[Your objective] Write out the entire listing below exactly as it appears, minus any pictures.

+-------+

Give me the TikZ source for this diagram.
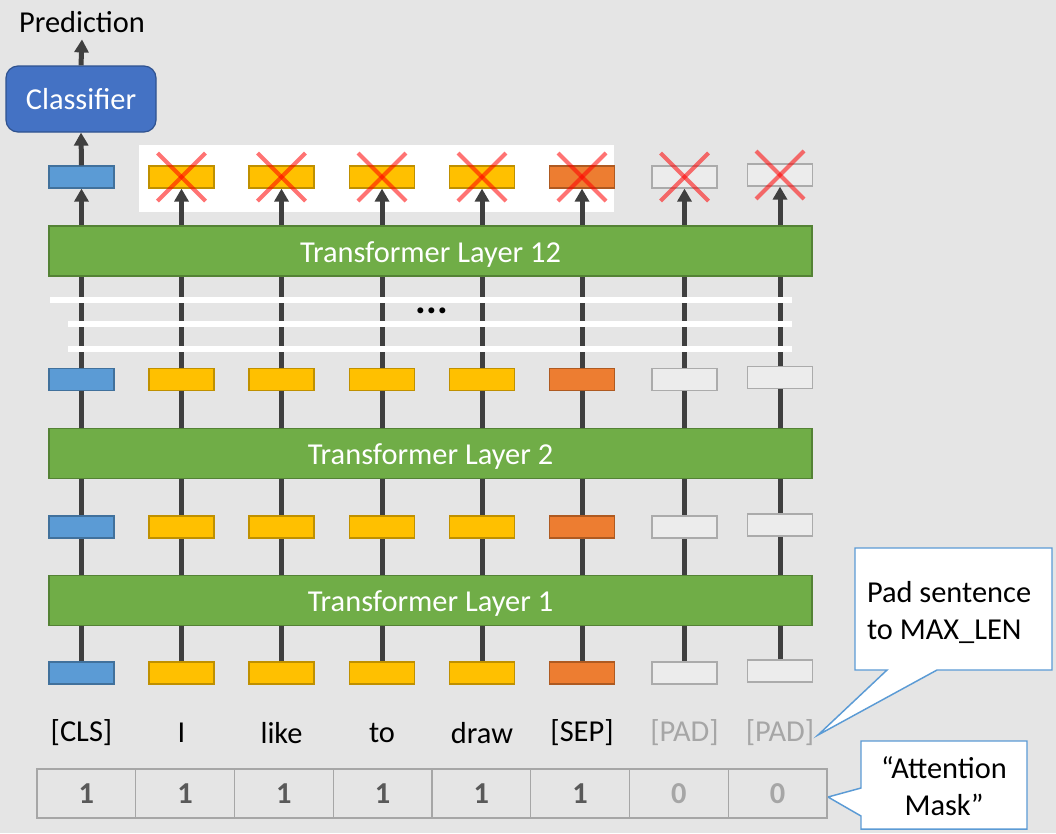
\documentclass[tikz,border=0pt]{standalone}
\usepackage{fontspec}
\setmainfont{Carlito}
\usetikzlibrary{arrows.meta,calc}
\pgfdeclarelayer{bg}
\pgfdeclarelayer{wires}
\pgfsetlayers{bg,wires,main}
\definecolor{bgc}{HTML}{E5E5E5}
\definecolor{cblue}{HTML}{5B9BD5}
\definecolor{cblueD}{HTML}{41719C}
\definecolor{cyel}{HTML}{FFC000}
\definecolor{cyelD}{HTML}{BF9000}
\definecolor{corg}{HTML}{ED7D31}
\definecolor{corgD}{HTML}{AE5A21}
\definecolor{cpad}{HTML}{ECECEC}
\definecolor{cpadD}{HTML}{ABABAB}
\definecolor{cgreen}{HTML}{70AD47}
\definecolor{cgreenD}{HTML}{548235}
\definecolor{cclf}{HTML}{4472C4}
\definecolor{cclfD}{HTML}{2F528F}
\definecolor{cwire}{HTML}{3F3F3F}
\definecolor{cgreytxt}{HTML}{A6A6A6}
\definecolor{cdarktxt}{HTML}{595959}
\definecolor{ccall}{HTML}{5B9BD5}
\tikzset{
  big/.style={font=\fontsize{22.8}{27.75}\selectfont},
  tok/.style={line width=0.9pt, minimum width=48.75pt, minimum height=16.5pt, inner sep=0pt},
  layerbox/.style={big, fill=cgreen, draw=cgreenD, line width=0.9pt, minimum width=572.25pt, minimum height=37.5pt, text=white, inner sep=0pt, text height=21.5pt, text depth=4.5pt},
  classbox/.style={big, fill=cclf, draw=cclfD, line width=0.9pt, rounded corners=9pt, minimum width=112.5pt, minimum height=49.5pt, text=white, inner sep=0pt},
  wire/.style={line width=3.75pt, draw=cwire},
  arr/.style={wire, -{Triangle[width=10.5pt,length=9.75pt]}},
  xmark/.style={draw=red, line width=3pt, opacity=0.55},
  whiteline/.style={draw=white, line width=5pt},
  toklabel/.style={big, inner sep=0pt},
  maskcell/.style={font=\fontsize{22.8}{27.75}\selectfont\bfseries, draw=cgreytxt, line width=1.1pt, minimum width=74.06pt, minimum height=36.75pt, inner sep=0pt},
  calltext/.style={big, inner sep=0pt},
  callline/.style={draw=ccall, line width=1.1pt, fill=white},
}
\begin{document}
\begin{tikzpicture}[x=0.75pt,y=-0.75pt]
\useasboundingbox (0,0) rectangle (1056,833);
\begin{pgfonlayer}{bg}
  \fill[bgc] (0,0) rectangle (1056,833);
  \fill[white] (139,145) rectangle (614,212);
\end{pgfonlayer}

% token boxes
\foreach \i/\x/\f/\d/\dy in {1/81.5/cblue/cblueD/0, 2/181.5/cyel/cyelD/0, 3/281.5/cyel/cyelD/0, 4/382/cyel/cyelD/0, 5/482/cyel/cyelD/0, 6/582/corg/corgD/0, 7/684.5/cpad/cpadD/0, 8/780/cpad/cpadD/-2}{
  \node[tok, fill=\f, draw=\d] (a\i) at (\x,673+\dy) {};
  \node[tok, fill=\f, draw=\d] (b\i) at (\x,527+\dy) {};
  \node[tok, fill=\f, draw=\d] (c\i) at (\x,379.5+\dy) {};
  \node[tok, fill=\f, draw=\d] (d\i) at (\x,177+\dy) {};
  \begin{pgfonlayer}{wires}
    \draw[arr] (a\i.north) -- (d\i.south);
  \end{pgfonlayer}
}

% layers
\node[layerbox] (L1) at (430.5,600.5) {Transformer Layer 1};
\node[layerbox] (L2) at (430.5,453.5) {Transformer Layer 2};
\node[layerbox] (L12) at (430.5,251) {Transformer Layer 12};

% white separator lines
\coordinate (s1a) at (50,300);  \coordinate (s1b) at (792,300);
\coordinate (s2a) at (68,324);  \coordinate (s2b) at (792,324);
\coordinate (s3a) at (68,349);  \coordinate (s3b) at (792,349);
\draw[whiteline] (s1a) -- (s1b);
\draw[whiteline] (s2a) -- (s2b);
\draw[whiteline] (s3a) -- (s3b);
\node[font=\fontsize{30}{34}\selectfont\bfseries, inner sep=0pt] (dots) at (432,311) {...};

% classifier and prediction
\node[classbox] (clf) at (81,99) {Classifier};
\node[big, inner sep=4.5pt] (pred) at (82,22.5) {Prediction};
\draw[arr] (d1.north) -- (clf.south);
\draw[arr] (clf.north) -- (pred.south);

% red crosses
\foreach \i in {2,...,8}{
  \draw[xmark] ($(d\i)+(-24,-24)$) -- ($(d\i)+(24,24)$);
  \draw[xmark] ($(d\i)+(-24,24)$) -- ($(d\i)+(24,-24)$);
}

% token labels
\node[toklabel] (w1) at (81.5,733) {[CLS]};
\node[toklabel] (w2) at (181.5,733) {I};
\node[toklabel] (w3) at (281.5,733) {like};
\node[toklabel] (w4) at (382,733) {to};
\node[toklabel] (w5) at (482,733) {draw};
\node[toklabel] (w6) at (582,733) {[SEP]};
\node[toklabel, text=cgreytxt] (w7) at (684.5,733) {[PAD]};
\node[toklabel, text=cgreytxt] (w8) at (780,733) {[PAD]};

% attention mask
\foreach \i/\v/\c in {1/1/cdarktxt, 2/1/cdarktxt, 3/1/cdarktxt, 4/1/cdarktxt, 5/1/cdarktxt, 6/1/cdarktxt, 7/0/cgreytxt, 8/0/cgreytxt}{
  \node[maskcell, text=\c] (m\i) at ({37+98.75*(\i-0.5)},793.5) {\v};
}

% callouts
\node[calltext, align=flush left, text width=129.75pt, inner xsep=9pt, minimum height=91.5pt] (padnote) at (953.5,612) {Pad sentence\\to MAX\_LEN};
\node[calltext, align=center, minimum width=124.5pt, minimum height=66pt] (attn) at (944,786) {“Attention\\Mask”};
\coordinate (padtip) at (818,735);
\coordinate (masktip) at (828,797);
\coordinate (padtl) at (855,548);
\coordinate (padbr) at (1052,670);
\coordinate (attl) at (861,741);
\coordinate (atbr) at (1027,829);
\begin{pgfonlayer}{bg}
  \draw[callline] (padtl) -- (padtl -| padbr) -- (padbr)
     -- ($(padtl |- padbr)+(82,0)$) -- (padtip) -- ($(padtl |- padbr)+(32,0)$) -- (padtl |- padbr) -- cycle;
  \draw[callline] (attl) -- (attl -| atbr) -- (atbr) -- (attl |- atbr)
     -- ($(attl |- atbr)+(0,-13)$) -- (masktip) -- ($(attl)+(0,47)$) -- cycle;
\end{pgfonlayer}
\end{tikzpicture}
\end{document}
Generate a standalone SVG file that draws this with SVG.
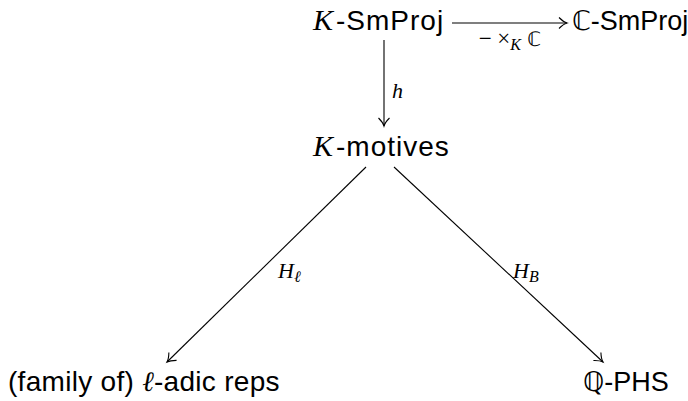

+-------+

[Answer to the problem]
Give me the TikZ source for this diagram.
\documentclass[tikz,border=0pt]{standalone}
\usepackage{fontspec}
\setmainfont{Carlito}
\usetikzlibrary{arrows.meta,calc}
\pgfdeclarelayer{bg}
\pgfdeclarelayer{wires}
\pgfsetlayers{bg,wires,main}
\definecolor{bgc}{HTML}{E5E5E5}
\definecolor{cblue}{HTML}{5B9BD5}
\definecolor{cblueD}{HTML}{41719C}
\definecolor{cyel}{HTML}{FFC000}
\definecolor{cyelD}{HTML}{BF9000}
\definecolor{corg}{HTML}{ED7D31}
\definecolor{corgD}{HTML}{AE5A21}
\definecolor{cpad}{HTML}{ECECEC}
\definecolor{cpadD}{HTML}{ABABAB}
\definecolor{cgreen}{HTML}{70AD47}
\definecolor{cgreenD}{HTML}{548235}
\definecolor{cclf}{HTML}{4472C4}
\definecolor{cclfD}{HTML}{2F528F}
\definecolor{cwire}{HTML}{3F3F3F}
\definecolor{cgreytxt}{HTML}{A6A6A6}
\definecolor{cdarktxt}{HTML}{595959}
\definecolor{ccall}{HTML}{5B9BD5}
\tikzset{
  big/.style={font=\fontsize{22.8}{27.75}\selectfont},
  tok/.style={line width=0.9pt, minimum width=48.75pt, minimum height=16.5pt, inner sep=0pt},
  layerbox/.style={big, fill=cgreen, draw=cgreenD, line width=0.9pt, minimum width=572.25pt, minimum height=37.5pt, text=white, inner sep=0pt, text height=21.5pt, text depth=4.5pt},
  classbox/.style={big, fill=cclf, draw=cclfD, line width=0.9pt, rounded corners=9pt, minimum width=112.5pt, minimum height=49.5pt, text=white, inner sep=0pt},
  wire/.style={line width=3.75pt, draw=cwire},
  arr/.style={wire, -{Triangle[width=10.5pt,length=9.75pt]}},
  xmark/.style={draw=red, line width=3pt, opacity=0.55},
  whiteline/.style={draw=white, line width=5pt},
  toklabel/.style={big, inner sep=0pt},
  maskcell/.style={font=\fontsize{22.8}{27.75}\selectfont\bfseries, draw=cgreytxt, line width=1.1pt, minimum width=74.06pt, minimum height=36.75pt, inner sep=0pt},
  calltext/.style={big, inner sep=0pt},
  callline/.style={draw=ccall, line width=1.1pt, fill=white},
}
\begin{document}
\begin{tikzpicture}[x=0.75pt,y=-0.75pt]
\useasboundingbox (0,0) rectangle (1056,833);
\begin{pgfonlayer}{bg}
  \fill[bgc] (0,0) rectangle (1056,833);
  \fill[white] (139,145) rectangle (614,212);
\end{pgfonlayer}

% token boxes
\foreach \i/\x/\f/\d/\dy in {1/81.5/cblue/cblueD/0, 2/181.5/cyel/cyelD/0, 3/281.5/cyel/cyelD/0, 4/382/cyel/cyelD/0, 5/482/cyel/cyelD/0, 6/582/corg/corgD/0, 7/684.5/cpad/cpadD/0, 8/780/cpad/cpadD/-2}{
  \node[tok, fill=\f, draw=\d] (a\i) at (\x,673+\dy) {};
  \node[tok, fill=\f, draw=\d] (b\i) at (\x,527+\dy) {};
  \node[tok, fill=\f, draw=\d] (c\i) at (\x,379.5+\dy) {};
  \node[tok, fill=\f, draw=\d] (d\i) at (\x,177+\dy) {};
  \begin{pgfonlayer}{wires}
    \draw[arr] (a\i.north) -- (d\i.south);
  \end{pgfonlayer}
}

% layers
\node[layerbox] (L1) at (430.5,600.5) {Transformer Layer 1};
\node[layerbox] (L2) at (430.5,453.5) {Transformer Layer 2};
\node[layerbox] (L12) at (430.5,251) {Transformer Layer 12};

% white separator lines
\coordinate (s1a) at (50,300);  \coordinate (s1b) at (792,300);
\coordinate (s2a) at (68,324);  \coordinate (s2b) at (792,324);
\coordinate (s3a) at (68,349);  \coordinate (s3b) at (792,349);
\draw[whiteline] (s1a) -- (s1b);
\draw[whiteline] (s2a) -- (s2b);
\draw[whiteline] (s3a) -- (s3b);
\node[font=\fontsize{30}{34}\selectfont\bfseries, inner sep=0pt] (dots) at (432,311) {...};

% classifier and prediction
\node[classbox] (clf) at (81,99) {Classifier};
\node[big, inner sep=4.5pt] (pred) at (82,22.5) {Prediction};
\draw[arr] (d1.north) -- (clf.south);
\draw[arr] (clf.north) -- (pred.south);

% red crosses
\foreach \i in {2,...,8}{
  \draw[xmark] ($(d\i)+(-24,-24)$) -- ($(d\i)+(24,24)$);
  \draw[xmark] ($(d\i)+(-24,24)$) -- ($(d\i)+(24,-24)$);
}

% token labels
\node[toklabel] (w1) at (81.5,733) {[CLS]};
\node[toklabel] (w2) at (181.5,733) {I};
\node[toklabel] (w3) at (281.5,733) {like};
\node[toklabel] (w4) at (382,733) {to};
\node[toklabel] (w5) at (482,733) {draw};
\node[toklabel] (w6) at (582,733) {[SEP]};
\node[toklabel, text=cgreytxt] (w7) at (684.5,733) {[PAD]};
\node[toklabel, text=cgreytxt] (w8) at (780,733) {[PAD]};

% attention mask
\foreach \i/\v/\c in {1/1/cdarktxt, 2/1/cdarktxt, 3/1/cdarktxt, 4/1/cdarktxt, 5/1/cdarktxt, 6/1/cdarktxt, 7/0/cgreytxt, 8/0/cgreytxt}{
  \node[maskcell, text=\c] (m\i) at ({37+98.75*(\i-0.5)},793.5) {\v};
}

% callouts
\node[calltext, align=flush left, text width=129.75pt, inner xsep=9pt, minimum height=91.5pt] (padnote) at (953.5,612) {Pad sentence\\to MAX\_LEN};
\node[calltext, align=center, minimum width=124.5pt, minimum height=66pt] (attn) at (944,786) {“Attention\\Mask”};
\coordinate (padtip) at (818,735);
\coordinate (masktip) at (828,797);
\coordinate (padtl) at (855,548);
\coordinate (padbr) at (1052,670);
\coordinate (attl) at (861,741);
\coordinate (atbr) at (1027,829);
\begin{pgfonlayer}{bg}
  \draw[callline] (padtl) -- (padtl -| padbr) -- (padbr)
     -- ($(padtl |- padbr)+(82,0)$) -- (padtip) -- ($(padtl |- padbr)+(32,0)$) -- (padtl |- padbr) -- cycle;
  \draw[callline] (attl) -- (attl -| atbr) -- (atbr) -- (attl |- atbr)
     -- ($(attl |- atbr)+(0,-13)$) -- (masktip) -- ($(attl)+(0,47)$) -- cycle;
\end{pgfonlayer}
\end{tikzpicture}
\end{document}
Generate a standalone SVG file that draws this with SVG.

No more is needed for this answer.